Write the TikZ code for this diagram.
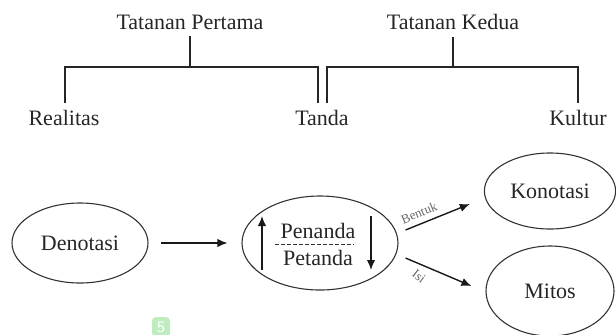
\documentclass[tikz,border=0pt]{standalone}
\usepackage{fontspec}
\setmainfont{Liberation Serif}
\usepackage{tikz}
\usetikzlibrary{positioning, calc, arrows, arrows.meta, shapes}

\tikzset{
  label/.style={font=\fontsize{11}{13}\selectfont, text=black!85},
  bracket/.style={line width=1.2pt, black!85},
  sign/.style={ellipse, draw=black!80, line width=0.55pt, font=\fontsize{11}{13}\selectfont, text=black!85},
  arrow/.style={-{Latex[length=5pt, width=4.2pt]}, line width=0.7pt, black!90},
  tiny/.style={font=\fontsize{6.5}{7}\selectfont, text=black!60},
  badge/.style={fill=green!70!black!25, rounded corners=2pt, text=white, minimum width=9pt, minimum height=10pt, inner sep=1pt, font=\fontsize{8}{9}\selectfont\sffamily}
}

\begin{document}
\begin{tikzpicture}[x=0.5pt, y=-0.5pt]

      \useasboundingbox (0,0) rectangle (616,334);

      % ORDERS AND TERMS

      \node[label] (pertama) at (190,22) {Tatanan Pertama};
      \node[label] (kedua) at (453,22) {Tatanan Kedua};

      \node[label] (realitas) at (64,118) {Realitas};
      \node[label] (tanda) at (322,118) {Tanda};
      \node[label] (kultur) at (578,118) {Kultur};

      \coordinate (lL) at (65,67);
      \coordinate (lR) at (318,67);
      \coordinate (rL) at (327,67);
      \coordinate (rR) at (578,67);

      % BRACKETS

      \draw[bracket] (lL |- realitas.north) -- (lL) -- (lR) -- (lR |- tanda.north);
      \draw[bracket] (pertama.south) -- (pertama.south |- lL);
      \draw[bracket] (rL |- tanda.north) -- (rL) -- (rR) -- (rR |- kultur.north);
      \draw[bracket] (kedua.south) -- (kedua.south |- rL);

      % SIGNS

      \node[sign, minimum width=68pt, minimum height=40pt] (denotasi) at (80,243) {Denotasi};
      \node[sign, minimum width=78pt, minimum height=47pt] (tandabox) at (320,243) {};
      \node[sign, minimum width=64pt, minimum height=38pt] (konotasi) at (550,191) {Konotasi};
      \node[sign, minimum width=64pt, minimum height=45pt] (mitos) at (550,291) {Mitos};

      \node[label] (penanda) at (318,231) {Penanda};
      \node[label] (petanda) at (318,258) {Petanda};
      \draw[dashed, line width=0.5pt, black!80, dash pattern=on 2pt off 1pt] (275,244) -- (354,244);

      % ARROWS

      \draw[arrow] ($(denotasi.east)+(12,0)$) -- ($(tandabox.west)+(-14,0)$);
      \draw[arrow] (262,270) -- (262,216);
      \draw[arrow] (371,216) -- (371,270);

      \draw[arrow] ($(tandabox.east)+(7,-13)$) -- ($(konotasi.west)+(-14,13)$);
      \draw[arrow] ($(tandabox.east)+(7,15)$) -- ($(mitos.west)+(-14,-5)$);

      \node[tiny, rotate=22] (bentuk) at (419,213) {Bentuk};
      \node[tiny, rotate=-38] (isi) at (419,276) {Isi};

      % PAGE MARK

      \node[badge] (halaman) at (161,327) {5};

    \end{tikzpicture}
\end{document}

################

### [Exercise]
Write the full listing out again with every line unchanged, but include no pictures.

### [Task response]
Write the TikZ code for this diagram.
\documentclass[tikz,border=0pt]{standalone}
\usepackage{fontspec}
\setmainfont{Liberation Serif}
\usepackage{tikz}
\usetikzlibrary{positioning, calc, arrows, arrows.meta, shapes}

\tikzset{
  label/.style={font=\fontsize{11}{13}\selectfont, text=black!85},
  bracket/.style={line width=1.2pt, black!85},
  sign/.style={ellipse, draw=black!80, line width=0.55pt, font=\fontsize{11}{13}\selectfont, text=black!85},
  arrow/.style={-{Latex[length=5pt, width=4.2pt]}, line width=0.7pt, black!90},
  tiny/.style={font=\fontsize{6.5}{7}\selectfont, text=black!60},
  badge/.style={fill=green!70!black!25, rounded corners=2pt, text=white, minimum width=9pt, minimum height=10pt, inner sep=1pt, font=\fontsize{8}{9}\selectfont\sffamily}
}

\begin{document}
\begin{tikzpicture}[x=0.5pt, y=-0.5pt]

      \useasboundingbox (0,0) rectangle (616,334);

      % ORDERS AND TERMS

      \node[label] (pertama) at (190,22) {Tatanan Pertama};
      \node[label] (kedua) at (453,22) {Tatanan Kedua};

      \node[label] (realitas) at (64,118) {Realitas};
      \node[label] (tanda) at (322,118) {Tanda};
      \node[label] (kultur) at (578,118) {Kultur};

      \coordinate (lL) at (65,67);
      \coordinate (lR) at (318,67);
      \coordinate (rL) at (327,67);
      \coordinate (rR) at (578,67);

      % BRACKETS

      \draw[bracket] (lL |- realitas.north) -- (lL) -- (lR) -- (lR |- tanda.north);
      \draw[bracket] (pertama.south) -- (pertama.south |- lL);
      \draw[bracket] (rL |- tanda.north) -- (rL) -- (rR) -- (rR |- kultur.north);
      \draw[bracket] (kedua.south) -- (kedua.south |- rL);

      % SIGNS

      \node[sign, minimum width=68pt, minimum height=40pt] (denotasi) at (80,243) {Denotasi};
      \node[sign, minimum width=78pt, minimum height=47pt] (tandabox) at (320,243) {};
      \node[sign, minimum width=64pt, minimum height=38pt] (konotasi) at (550,191) {Konotasi};
      \node[sign, minimum width=64pt, minimum height=45pt] (mitos) at (550,291) {Mitos};

      \node[label] (penanda) at (318,231) {Penanda};
      \node[label] (petanda) at (318,258) {Petanda};
      \draw[dashed, line width=0.5pt, black!80, dash pattern=on 2pt off 1pt] (275,244) -- (354,244);

      % ARROWS

      \draw[arrow] ($(denotasi.east)+(12,0)$) -- ($(tandabox.west)+(-14,0)$);
      \draw[arrow] (262,270) -- (262,216);
      \draw[arrow] (371,216) -- (371,270);

      \draw[arrow] ($(tandabox.east)+(7,-13)$) -- ($(konotasi.west)+(-14,13)$);
      \draw[arrow] ($(tandabox.east)+(7,15)$) -- ($(mitos.west)+(-14,-5)$);

      \node[tiny, rotate=22] (bentuk) at (419,213) {Bentuk};
      \node[tiny, rotate=-38] (isi) at (419,276) {Isi};

      % PAGE MARK

      \node[badge] (halaman) at (161,327) {5};

    \end{tikzpicture}
\end{document}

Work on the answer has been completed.